The issue: With the looming cuts to WKU’s budget, many programs could be affected, one of which is the track and field team. These budget cuts are being brought on at the same time that Athletic Director Todd Stewart could get large contract incentives and football Head Coach Jeff Brohm will be receiving a raise.

Our stance: If the budget situation is so dire that programs are being cut as drastically as 50 percent, then there is a better way to be spending the raise and incentive money.

With the approval of the two-year state budget, Kentucky universities will see a cut of 4.5 percent to their state-appropriated funding. For WKU, this means a $3.4 million decrease to WKU’s yearly operating budget. Because the new budget needs to be finalized by June 30, decisions are already being made about where money will be cut.

Last week, the Herald reported that the track and field team’s budget could be cut by up to 50 percent for the coming year. If the cut ends up being that big, it could be devastating to the team. Currently track and field has the third highest budget of athletic teams at $1.8 million.

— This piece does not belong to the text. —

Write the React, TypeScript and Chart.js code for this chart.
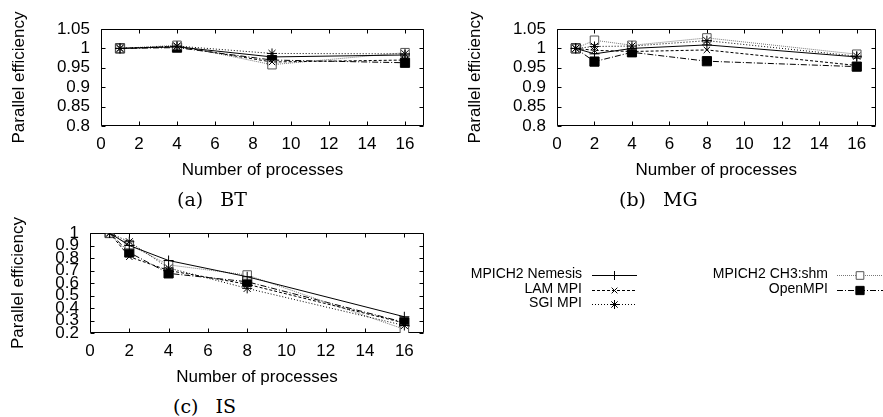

Also last week, the Board of Regents voted to approve new contracts and addendums for Stewart, Brohm and new men’s basketball Head Coach Rick Stansbury with multiple incentives.

The Herald reported Thursday that this would make Brohm’s base salary $800,000 for 2016-2017 in addition to at least $325,000 in possible incentives. Stansbury’s starting base salary is $500,000 in addition to incentives and a university-provided vehicle. Stewart’s contract addendum includes possible incentives that could total about $210,000.

These addendums come after WKU spent about $9.46 million in 2015 on coaching and staff — the most in the school’s history according to a report from USA Today Sports.

While the raise in Brohm’s annual salary and the incentives that both Stewart and Brohm could potentially receive are coming from private funds raised by the Hilltopper Athletic Foundation, the approval is in poor taste.

If the budget situation is so dire that funding for track and field and possibly other programs could face cuts as high as 50 percent, coaches shouldn’t be taking raises. There could be better uses for the money raised by the Hilltopper Athletic Foundation.

The foundation’s webpage on the WKU sports website states, “Contributions to the HAF serve as an investment in the future of WKU Athletics as we continue to build on our winning Red Towel Tradition.” Since this is the case, shouldn’t the money raised by the foundation be used to support programs that are facing major financial setbacks rather than paying for raises and incentives for the coaches of the most popular teams?

The track and field teams are extremely successful. The program has seen 39 of its athletes named NCAA All-Americans since 2011. Furthermore, Head Coach Erik Jenkins was named C-USA Coach of the Year for two consecutive seasons. These teams are doing very well, and the foundation should be giving them as much support as the football and basketball programs.